How Does Synonym Fury Affect Reader Comprehension?

2025-08-27 23:23:05 192

2 Answers

Ulysses
Ulysses
2025-08-28 14:51:51
There’s a sneaky trick writers and speakers use that I’ve both loved and cursed: throwing a parade of synonyms at a single idea. In my late-night editing sessions and while swapping fanfics with friends, I’ve seen what I’ll call 'synonym fury' do to a piece — sometimes it sparkles, sometimes it just muddies the water. When every object, emotion, or character action gets renamed three or four times, readers have to spend extra brainpower mapping those labels back to one concept. That’s cognitive load, plain and simple: working memory gets taxed, pacing slows, and the reader’s sense of continuity frays. I once picked up a fantasy novella where the author alternated between 'blade', 'sabre', 'steel', and 'knife' for the same dagger in successive paragraphs. By chapter two I was squinting and flipping pages to find out whether I’d missed a new artifact; the immersion broke.

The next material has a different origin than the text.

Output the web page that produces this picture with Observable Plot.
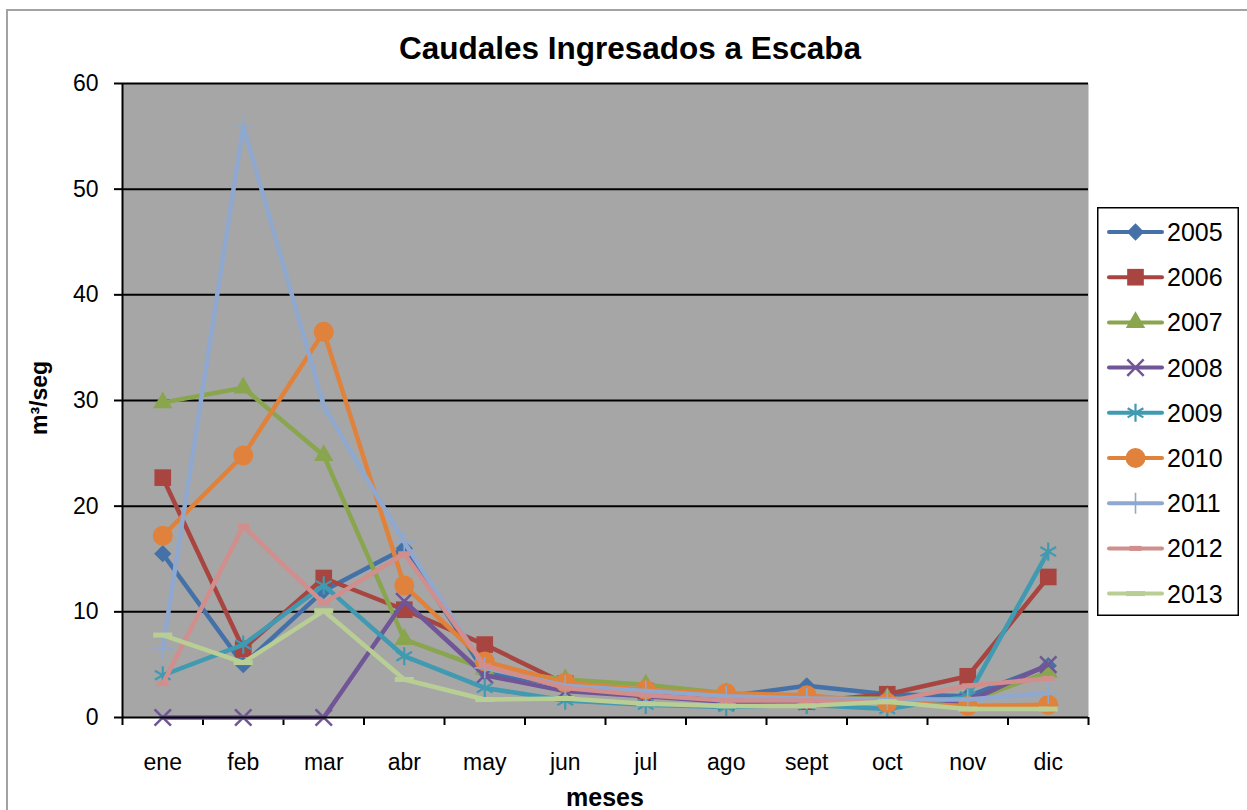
<!DOCTYPE html>
<html>
<head>
<meta charset="utf-8">
<script src="https://cdn.jsdelivr.net/npm/d3@7"></script>
<script src="https://cdn.jsdelivr.net/npm/@observablehq/plot@0.6"></script>
<style>
  html, body { margin: 0; padding: 0; background: #fff; overflow: hidden; }
  #chart { position: relative; width: 1247px; height: 810px; font-family: "Liberation Sans", Arial, sans-serif; }
  #frame { position: absolute; left: 6px; top: 9px; width: 1260px; height: 820px; border: 2px solid #a3a3a3; box-sizing: border-box; }
  #plot { position: absolute; left: 0; top: 0; }
  #title { position: absolute; left: 0; width: 1260px; top: 30px; text-align: center; font-weight: bold; font-size: 31.5px; color: #000; }
  #ylabel { position: absolute; left: 39px; top: 398px; transform: translate(-50%, -50%) rotate(-90deg); font-weight: bold; font-size: 23px; white-space: nowrap; }
  #xlabel { position: absolute; left: 605px; top: 797px; transform: translate(-50%, -50%); font-weight: bold; font-size: 25px; white-space: nowrap; }
  #legend { position: absolute; left: 1097px; top: 207px; }
</style>
</head>
<body>
<div id="chart">
  <div id="frame"></div>
  <div id="plot"></div>
  <div id="title">Caudales Ingresados a Escaba</div>
  <div id="ylabel">m³/seg</div>
  <div id="xlabel">meses</div>
  <div id="legend"></div>
</div>
<script>
const months = ["ene","feb","mar","abr","may","jun","jul","ago","sept","oct","nov","dic"];
const years = ["2005","2006","2007","2008","2009","2010","2011","2012","2013"];
const yTicks = [0, 10, 20, 30, 40, 50, 60];

const q2005 = [15.5, 5.0, 12.0, 16.0, 4.3, 3.0, 2.3, 2.0, 3.0, 2.2, 2.0, 4.9];
const q2006 = [22.7, 6.5, 13.2, 10.2, 6.9, 3.2, 2.5, 1.8, 1.5, 2.2, 3.9, 13.3];
const q2007 = [29.8, 31.2, 24.8, 7.4, 4.6, 3.6, 3.1, 2.3, 1.8, 1.8, 1.5, 4.3];
const q2008 = [0, 0, 0, 11.0, 4.0, 2.5, 2.0, 1.5, 1.5, 1.5, 1.5, 5.0];
const q2009 = [4.0, 6.9, 12.5, 5.8, 2.8, 1.6, 1.2, 1.0, 1.2, 0.8, 2.0, 15.7];
const q2010 = [17.2, 24.8, 36.5, 12.5, 5.3, 3.3, 2.6, 2.3, 2.1, 1.4, 1.1, 1.2];
const q2011 = [6.5, 56.0, 29.5, 16.6, 4.7, 3.0, 2.5, 2.0, 1.8, 1.7, 1.7, 2.3];
const q2012 = [3.2, 18.1, 10.8, 15.5, 4.9, 2.8, 2.1, 1.6, 1.6, 1.5, 3.0, 3.7];
const q2013 = [7.8, 5.2, 10.1, 3.6, 1.7, 1.8, 1.3, 1.1, 1.1, 1.5, 0.8, 0.8];

const seriesValues = [q2005, q2006, q2007, q2008, q2009, q2010, q2011, q2012, q2013];
const colors = ["#4472a8", "#a94541", "#89a64f", "#705597", "#3f9ab2", "#e0823b", "#8fa8cf", "#d08e8d", "#b8ce95"];

// custom dash symbols (Excel markers 8 & 9)
const dash = { draw(ctx, size) { const r = Math.sqrt(size / Math.PI); ctx.moveTo(-r, 0); ctx.lineTo(r, 0); } };

const markers = [
  { symbol: "diamond2", r: 7.8, filled: true },
  { symbol: "square", r: 9.4, filled: true },
  { symbol: "triangle", r: 7.2, filled: true },
  { symbol: "times", r: 7.5, filled: false, sw: 2.5 },
  { symbol: "asterisk", r: 8.6, filled: false, sw: 2.2 },
  { symbol: "circle", r: 10, filled: true },
  { symbol: "plus", r: 6.8, filled: false, sw: 1.6 },
  { symbol: dash, r: 6, filled: false, sw: 5 },
  { symbol: dash, r: 9.5, filled: false, sw: 5 }
];

const data = [];
years.forEach((y, s) => seriesValues[s].forEach((v, i) => data.push({ year: y, s, i, v })));

const marks = [
  Plot.frame({ fill: "#a6a6a6", stroke: null }),
  Plot.ruleY(yTicks.filter(d => d > 0), { stroke: "#000", strokeWidth: 2 }),
  Plot.axisY({ ticks: yTicks, tickSize: 8, tickPadding: 16, label: null, stroke: "#000", strokeWidth: 2 }),
  Plot.axisX({ ticks: d3.range(-0.5, 12, 1), tickFormat: () => "", tickSize: 8, label: null, strokeWidth: 2 }),
  Plot.axisX({ ticks: d3.range(0, 12), tickFormat: i => months[i], tickSize: 0, tickPadding: 36, label: null })
];

years.forEach((y, s) => {
  const rows = data.filter(d => d.s === s);
  const m = markers[s];
  marks.push(Plot.line(rows, { x: "i", y: "v", stroke: colors[s], strokeWidth: 4.5, strokeLinejoin: "round", strokeLinecap: "round" }));
  marks.push(Plot.dot(rows, {
    x: "i", y: "v", symbol: m.symbol, r: m.r,
    fill: m.filled ? colors[s] : "none",
    stroke: m.filled ? "none" : colors[s],
    strokeWidth: m.sw || 1
  }));
});

marks.push(Plot.ruleX([-0.5], { stroke: "#000", strokeWidth: 2 }));
marks.push(Plot.ruleY([0], { stroke: "#000", strokeWidth: 2 }));

const chart = Plot.plot({
  width: 1247,
  height: 810,
  marginLeft: 122,
  marginRight: 159,
  marginTop: 83,
  marginBottom: 93,
  style: { fontSize: "23px", fontFamily: "'Liberation Sans', Arial, sans-serif", color: "#000", background: "transparent", overflow: "visible" },
  x: { type: "linear", domain: [-0.5, 11.5] },
  y: { domain: [0, 60] },
  marks
});
document.getElementById("plot").appendChild(chart);

// Legend
const lg = d3.select("#legend").append("svg").attr("width", 142).attr("height", 409)
  .style("font-family", "'Liberation Sans', Arial, sans-serif");
lg.append("rect").attr("x", 0.75).attr("y", 0.75).attr("width", 140.5).attr("height", 407.5)
  .attr("fill", "#fff").attr("stroke", "#000").attr("stroke-width", 1.5);
const d3syms = {
  "diamond2": d3.symbolDiamond2, "square": d3.symbolSquare, "triangle": d3.symbolTriangle,
  "times": d3.symbolTimes, "asterisk": d3.symbolAsterisk, "circle": d3.symbolCircle, "plus": d3.symbolPlus
};
years.forEach((y, s) => {
  const cy = 25 + s * 45.2;
  const g = lg.append("g").attr("transform", `translate(0,${cy})`);
  g.append("line").attr("x1", 12).attr("x2", 65).attr("y1", 0).attr("y2", 0)
    .attr("stroke", colors[s]).attr("stroke-width", 4).attr("stroke-linecap", "round");
  const m = markers[s];
  const type = typeof m.symbol === "string" ? d3syms[m.symbol] : m.symbol;
  g.append("path").attr("transform", "translate(38.5,0)")
    .attr("d", d3.symbol(type, Math.PI * m.r * m.r)())
    .attr("fill", m.filled ? colors[s] : "none")
    .attr("stroke", m.filled ? "none" : colors[s])
    .attr("stroke-width", m.sw || 1);
  g.append("text").attr("x", 70).attr("y", 0).attr("dy", "0.36em")
    .attr("font-size", 25).attr("fill", "#000").text(y);
});
</script>
</body>
</html>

But it isn’t all bad. Used deliberately, synonym variety can be a stylistic device — lyricism in a quiet scene, emphasis by echoing, or playful voice that suits a flamboyant character. Think of how poets will circle an image with different words to build nuance. Also, for multilingual readers or those learning English, varied vocabulary can expand comprehension and keep things fresh. The key is intention and context. For technical writing, UX copy, or fast-paced fiction, consistency is your friend: pick a clear label and stick with it for important referents. For literary prose or dialogue where tone and rhythm matter, a few well-chosen synonyms add color without causing a traffic jam in the reader’s head.

If you write or edit, I’ve got a tiny checklist that helps me: mark core referents and decide whether they need aliases; test readability by reading aloud and watching where my own emphasis trips; ask a beta reader if they ever had to pause and reorient. For online content, remember that skimmers and non-native speakers will benefit from repetition rather than variety. And as a reader, when synonym fury hits me too hard, I’ll either slow down (sometimes that’s a treat) or drop the book for something cleaner. There’s a sweet spot between boredom and bewilderment — finding it is part craft, part empathy, and a little bit of fun to discover in edits and rewrites.
Theo
Theo
2025-08-31 19:44:12
I get twitchy when people swap too many words for the same thing mid-story; on the flip side, it can make prose sing if handled like seasoning, not the whole meal. Once, in a forum thread about fan translations, someone argued that swapping synonyms shows vocabulary strength. I chimed in that strength is useful, but clarity wins readers. Synonym fury mostly affects comprehension by increasing processing time: readers have to build a mental map of which word points to which concept. That’s especially rough for younger readers or folks whose first language isn’t English.

In comics or game dialogue, where space and speed matter, consistent naming is critical. In novels, you can afford some variety—just anchor it. Use repetition at chapter starts, or a nickname that reappears, so people don’t get lost. For bloggers and SEO, too much variety can dilute keyword signals, while for poetry it can enrich imagery. My simple trick is to run a quick search through the manuscript for alternate words and ask: does this change add nuance or confusion? If it adds nuance, keep it. If not, streamline. That tiny habit saves readers a headache and keeps the rhythm intact.